Saturday, March 14th, 2015

Noteworthy Guest Post from Emerging Writer K.C. Dockal


Today’s guest post is from K.C. Dockal, author of the blog, K.C. Dockal: Scribbling by the Bayou (The Late Blooming Writer’s Blog) In this post, K.C. talks about how she uses a variety of Rhodia and Clairefontaine products to stay organized while working on multiple projects. 

I’m an emerging (i.e., unknown) writer trying to keep my writing process organized and in motion and yet keep my sanity. To accomplish this I need good tools. For many writers today, a laptop or digital tablet with various utilities or apps do the trick. I work better creating drafts with a system of paper products then digitizing those drafts on a laptop PC.

I write short stories, have a novel in work, and maintain a blog. A draft of any form begins on a paper that behaves well with my fountain pens and my preferred inks. I find Rhodia and Clairefontaine Staplebound A4 notebooks ideal for my daily creative work. The slim profile makes for easy transport and the ability to fold the tough cover back on itself suits my “curl up on the couch” posture. Rhodia and Clairefontaine papers are, as I’ve mentioned here in my blog, some of the finest papers out there for fountain pen users. I use “wet” Namiki and Pelikan pens and a “bulletproof” ink that soaks in quickly yet never bleeds, shows through, or feathers on these fine papers. I can scrawl a short story in an orange Rhodia, a chapter rewrite in a black Rhodia, and blog drafts in a bright, cheerful Clairefontaine Classic and keep each category of writing separate from the others.


Often in the editing process, I have paragraphs to rewrite that are too big for the margins of a printout but small enough to get lost in the chapters in my notebook. I will write these on a Rhodia #18 grid notepad. Once incorporated into the digital file, I can either recycle or store that sheet of paper.

My novel requires occasional deconstruction of major sections and this is accomplished on a large blank page (11” x 17”) with a mechanical pencil — and much erasing. Eventually, this effort is converted to digital format (timeline software) for the data analysis. Hm…now when and where did I say that character was born?

The creative process and the staying sane bits also require more intimate and personal writing. When the creative neurons are frazzled, I put my pens to use in letters or in a journal.

For letters, I bombard my friends with colorful blurts on Rhodia #16 notepads of the Ice, “R” Premium, and iconic Orange sort. Lined — ‘Cause that’s how I roll. For short missives or formal letters, I use Clairefontaine Triomphe or G. Lalo Verge de France.


For my not-to-be-seen-by-any-but-God blathering, I have used lined, perfect bound, sewn, or spiral journals in the past. The bulky bindings made these less than ideal for stuffing into a small purse or bag. Still, as much as I like the staplebound notebooks for daily writing, I struggled with the idea of using one for a journal. Then Rhodia Drive’s Paper Project happened and I had the opportunity to test drive the GraF it paper.
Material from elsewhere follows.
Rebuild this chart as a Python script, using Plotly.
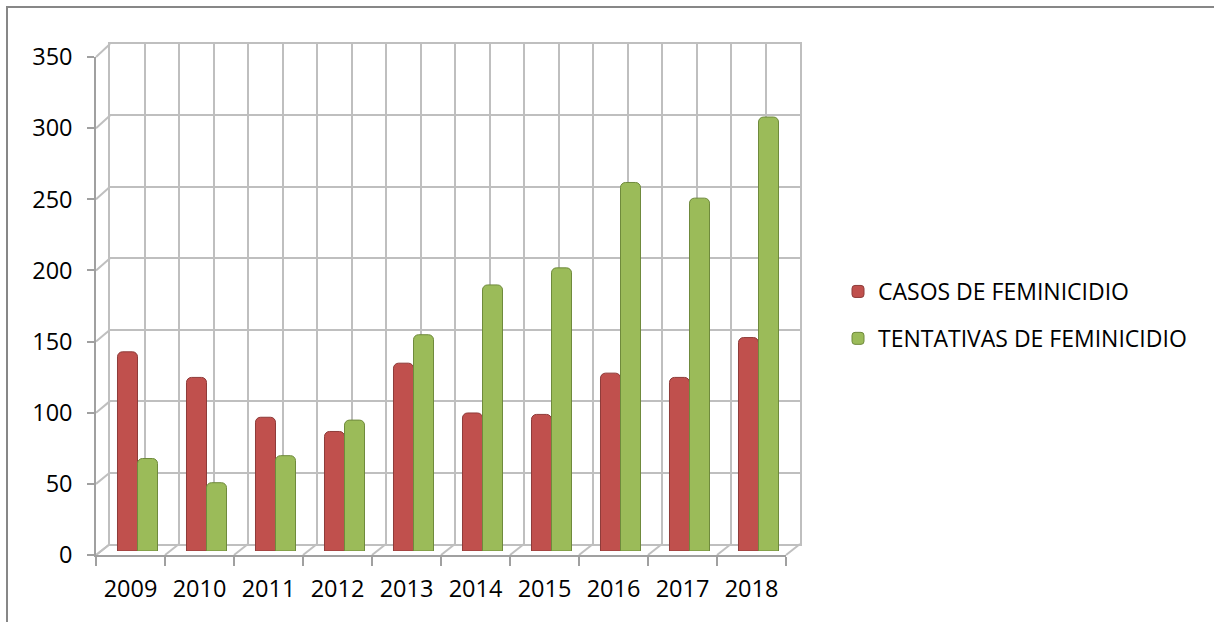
import plotly.graph_objects as go

# ---- data ----
years = ["2009", "2010", "2011", "2012", "2013", "2014", "2015", "2016", "2017", "2018"]
casos = [140, 122, 94, 84, 132, 97, 96, 125, 122, 150]
tentativas = [65, 48, 67, 92, 152, 187, 199, 259, 248, 305]
series_names = ["CASOS DE FEMINICIDIO", "TENTATIVAS DE FEMINICIDIO"]
y_ticks = [0, 50, 100, 150, 200, 250, 300, 350]

# ---- geometry helpers (pixel -> paper) ----
W, H = 1214, 622
def fx(px):
    return px / W
def fy(py):
    return 1 - py / H

YMAX = 350
n = len(years)

back_x = [fx(110), fx(800)]
back_y = [fy(544), fy(44)]
bar_x = [fx(103), fx(793)]
bar_y = [fy(551), fy(53)]
front_x = [fx(96), fx(786)]
front_y = [fy(555), fy(57)]

GRID = "#BFBFBF"
AXIS = "#A0A0A0"
FONT = "Open Sans"

fig = go.Figure()

# invisible trace so the back-wall subplot is drawn
fig.add_trace(go.Scatter(
    x=[0], y=[0], xaxis="x", yaxis="y", mode="markers",
    marker=dict(opacity=0), showlegend=False, hoverinfo="skip",
))
fig.add_trace(go.Bar(
    x=years, y=casos, name=series_names[0], xaxis="x2", yaxis="y2",
    marker=dict(color="#C0504D", line=dict(color="#8E3B39", width=1)),
    legendgroup="a", hoverinfo="x+y",
))
fig.add_trace(go.Bar(
    x=years, y=tentativas, name=series_names[1], xaxis="x2", yaxis="y2",
    marker=dict(color="#9BBB59", line=dict(color="#6F8A3C", width=1)),
    legendgroup="b", hoverinfo="x+y",
))
# invisible trace so the front category axis has its categories
fig.add_trace(go.Scatter(
    x=years, y=[0] * n, xaxis="x3", yaxis="y3", mode="markers",
    marker=dict(opacity=0), showlegend=False, hoverinfo="skip",
))

half_steps = [i * 0.5 - 0.5 for i in range(2 * n + 1)]

shapes = []
# side wall diagonals at each y tick
for v in y_ticks:
    yf = front_y[0] + (front_y[1] - front_y[0]) * v / YMAX
    yb = back_y[0] + (back_y[1] - back_y[0]) * v / YMAX
    shapes.append(dict(type="line", xref="paper", yref="paper",
                       x0=front_x[0], y0=yf, x1=back_x[0], y1=yb,
                       line=dict(color=GRID, width=2), layer="below"))
# floor diagonals at each category boundary
for k in range(n + 1):
    xf = front_x[0] + (front_x[1] - front_x[0]) * k / n
    xb = back_x[0] + (back_x[1] - back_x[0]) * k / n
    shapes.append(dict(type="line", xref="paper", yref="paper",
                       x0=xf, y0=front_y[0], x1=xb, y1=back_y[0],
                       line=dict(color=GRID, width=2), layer="below"))
# outer chart border
shapes.append(dict(type="rect", xref="paper", yref="paper",
                   x0=fx(7), y0=fy(7), x1=1.02, y1=-0.02,
                   line=dict(color="#878787", width=2), fillcolor="rgba(0,0,0,0)"))

fig.update_layout(
    template="none",
    width=W, height=H,
    margin=dict(l=0, r=0, t=0, b=0, pad=0, autoexpand=False),
    paper_bgcolor="white",
    plot_bgcolor="rgba(0,0,0,0)",
    font=dict(family=FONT, size=23, color="black"),
    barmode="group", bargap=0.42, bargroupgap=0, barcornerradius=5,
    showlegend=True,
    legend=dict(x=fx(838), y=fy(270), xanchor="left", yanchor="top",
                font=dict(family=FONT, size=23, color="black"),
                tracegroupgap=14, bgcolor="rgba(0,0,0,0)", borderwidth=0),
    # back wall
    xaxis=dict(domain=back_x, range=[-0.5, n - 0.5], anchor="y",
               tickvals=half_steps, showticklabels=False, ticks="",
               showgrid=True, gridcolor=GRID, gridwidth=2,
               showline=True, mirror=True, linecolor=GRID, linewidth=2,
               zeroline=False, fixedrange=True, automargin=False),
    yaxis=dict(domain=back_y, range=[0, YMAX], anchor="x",
               tickvals=y_ticks, showticklabels=False, ticks="",
               showgrid=True, gridcolor=GRID, gridwidth=2,
               showline=True, mirror=True, linecolor=GRID, linewidth=2,
               zeroline=False, fixedrange=True, automargin=False),
    # bars
    xaxis2=dict(domain=bar_x, range=[-0.5, n - 0.5], anchor="y2", type="category",
                categoryorder="array", categoryarray=years, visible=False,
                automargin=False),
    yaxis2=dict(domain=bar_y, range=[0, YMAX], anchor="x2", visible=False,
                automargin=False),
    # front axes
    xaxis3=dict(domain=front_x, range=[-0.5, n - 0.5], anchor="y3", type="category",
                categoryorder="array", categoryarray=years,
                tickson="boundaries", ticks="outside", ticklen=9,
                tickcolor=AXIS, tickwidth=1.5, showline=True, linecolor=AXIS,
                linewidth=1.5, showgrid=False, zeroline=False,
                ticklabelstandoff=12, automargin=False,
                tickfont=dict(family=FONT, size=23.5, color="black")),
    yaxis3=dict(domain=front_y, range=[0, YMAX], anchor="x3",
                tickvals=y_ticks, ticks="outside", ticklen=7,
                tickcolor=AXIS, tickwidth=1.5, showline=True, linecolor=AXIS,
                linewidth=1.5, showgrid=False, zeroline=False,
                ticklabelstandoff=10, automargin=False,
                tickfont=dict(family=FONT, size=23.5, color="black")),
    shapes=shapes,
)

fig.write_html(
    "out.html",
    config={"displayModeBar": False},
    post_script="document.body.style.margin='0';document.body.style.overflow='hidden';",
)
Ah, new love. My pens and pencils performed beautifully yet the slight tooth provided a sense of control and feedback that encouraged me to slow down and enjoy the process of putting thoughts on the page alongside my non-artistic doodles. I discovered that Clairefontaine makes the Crok’ Book, a staple bound version of the GraF it. Happy day! This lightweight, highly portable little thing makes me smile every time I use it. It folds back nicely and I truly enjoy the freedom of an unlined page now. I picture a shelf stuffed with a rainbow of filled Crok’ Books after many years of confiding and scribbling.


Finally, a writer (or anyone who doesn’t want to depend solely on a battery to track minutiae or record inspirations) would do well to carry a small notebook at all times. Clairefontaine’s Life Unplugged Staplebound Duo is a simple, elegant solution. As with the other Exaclair products mentioned, each notebook has excellent paper, a sturdy cover, and slips into a pocket or bag without unnecessary bulk. It just works.

Now I just need to find an excuse to add a FAF desk pad to my arsenal.